土曜日, 12月 23, 2006

[winny] 結論 このエントリーを含むはてなブックマーク

IBM時代のころをいろいろ思い出すと、自分の原点を見つめなおすことができる。私は待遇に不満があるわけではなかった。むしろ高く評価していただいたと思う。IBMに育ててもらったし、嫌いなわけではない。やめた今でもお付き合いをさせていただいている。というか、一番大きな取引先である。 それなのに・・・・なぜやめたか。 それは、Reflexを作りたかったからだ。 Reflexは、「P2Pで安全に商取引ができるインフラの提供」を目的としたミドルウェアであるが、なぜP2Pにこだわるかをここでちょっと説明したい。
一極集中から新しいパラダイムが生まれて分散へ流れ、それから、また集中に動く。 これをITにおける輪廻という。 (by IBM 中島DE)
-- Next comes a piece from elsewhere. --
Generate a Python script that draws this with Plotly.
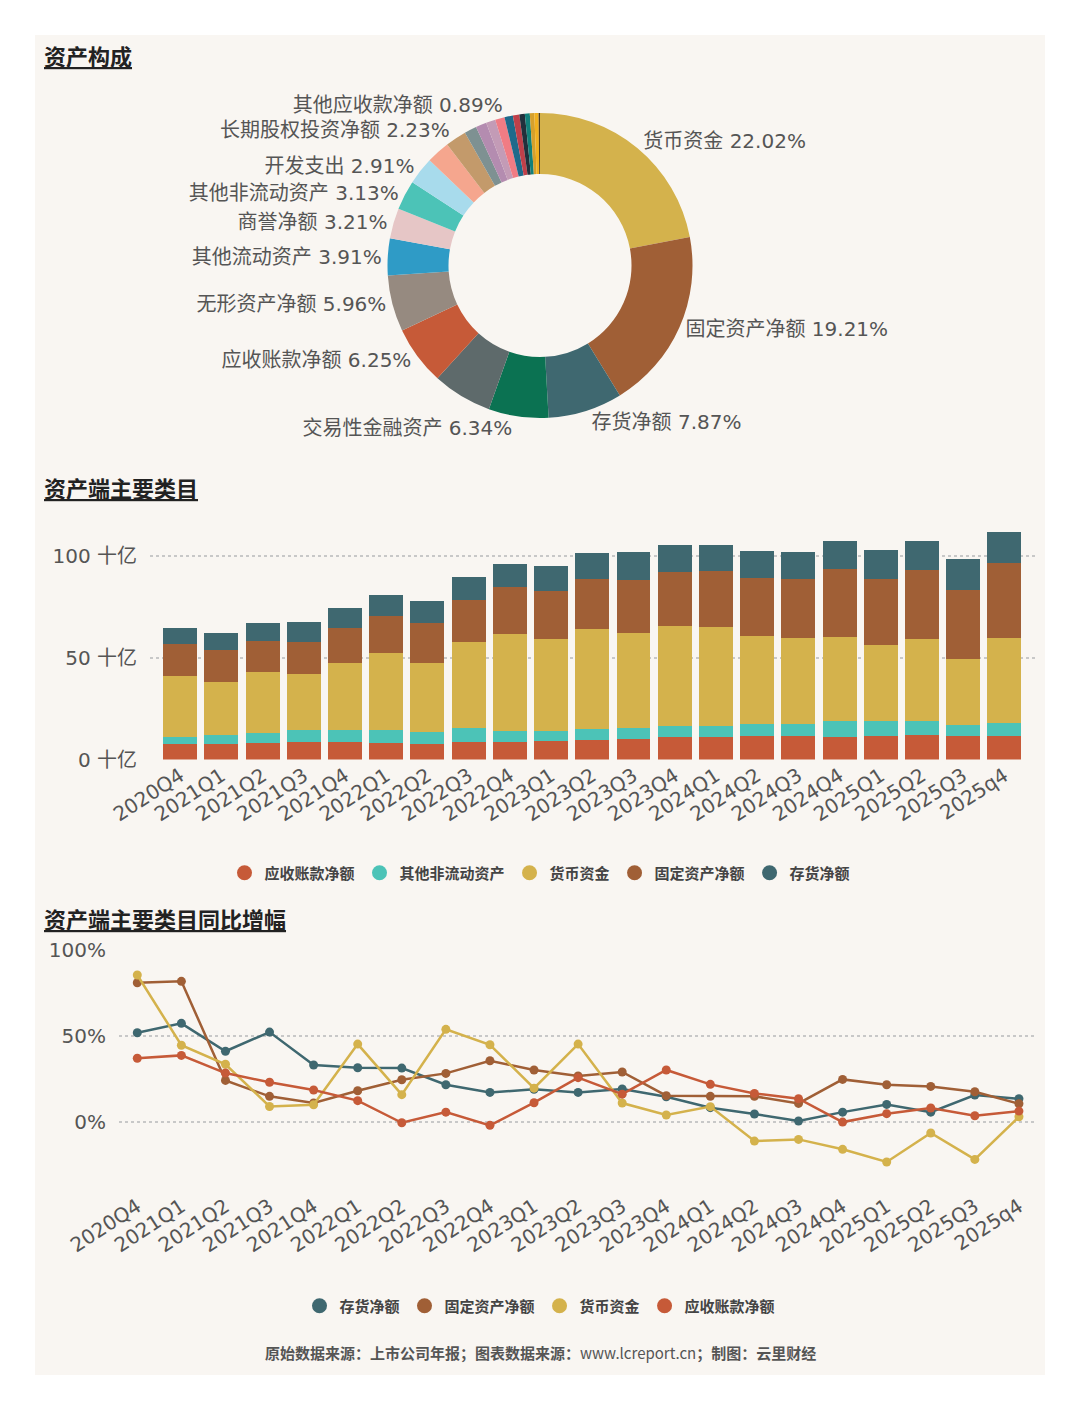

YahooやGoogleといった巨大なポータルサイトもあるが、インターネットは、原理的にはIPによる個々のコンピュータによるネットワークである。すなわち、基本的に分散型であり、インターネットの特長を最大限に生かすには、P2Pのような分散型が最適であると考えられる。 今、WEB2.0という新しいパラダイムが生まれて、CGMという個人の情報が重要だと認識された。 CGMを最も効率よく流通させるのは、インターネットの特長を生かしたP2Pであることは、疑いようがない。 また、今後膨大なCGMが発信するようになると、1極集中型が破綻すると私は予想している。ムーアの法則がサチッてきている以上、横に広がる以外ないのだ。 なので、私は新たな流通基盤が必要となる時代は必ず来ると信じている。これがReflexを開発している動機である。 今は、WEB2,0は「あちら側」という言葉に代表されるように、巨大プレーヤーによる演出に目を奪われがちであるが、なんのことはない、Googleだって個々の情報で商売しているだけではないか。たしかに、すばらしい検索能力をもっているので、Googleがまるで情報を生み出しているような錯覚を覚えることはある。しかし「情報発電所」は勘違いであり、「発電」しているのは個々の情報発信者である。 P2Pは「あちら側」でもなく「こちら側」でもない。単に個々が連携しあって成り立つネットワークである。繰り返しになるが、これがインターネットの本質であると私は思う。P2Pの検索システムは、インターネットが存在する限り、破綻することのない無限の可能性をもったシステムである。Skypeは無限のユーザ数に耐えうるそうだが、要するに、そんなようなものだ。 インターネットに問い合わせるだけで、得たい情報を得ることができるようになった。しかし、現在は、Googleにしか問い合わせることができないのが問題だ。私たちの情報を無断で利用し、他に検索手段がないことにつけこんで、いろいろ商売を行っている。私はこのような「あちら側」を撲滅したい。Google八分という言葉をご存知だろうか。インターネットはもっと公平であるべきだし、自由であるべきだ。P2Pであれば誰からもコントロールされず、また、「あちら側」の撲滅が可能だと思う。 Reflexで「あちら側」の撲滅が可能とは到底思えないが、まずは、ここに述べたような分散型の理想のネットワークを実現させたいとは思っている。私はそのためにIBMをやめたのだった。 特定プレーヤーによる1極集中ではない、バーチャルで分散型のネットワークの実現。それがバーチャルテクノロジーという会社の目的だ。バーチャルには「本来の、本質的な」という意味がある。「バーチャル=仮」ではなく、「本来」のものを得るための技術という意味で、バーチャルテクノロジーという名前にした。 私は著作権破壊とか、ほう助とか、決して望んでいない。しかし、Reflexを開発し、公開することで、結果的にそうなってしまうかもしれない。一時は開発を断念しようかとも思ったが、今はそれで有罪になってしまうのであれば、やむをえないかなと思っている。 技術の進化は誰にもとめられない。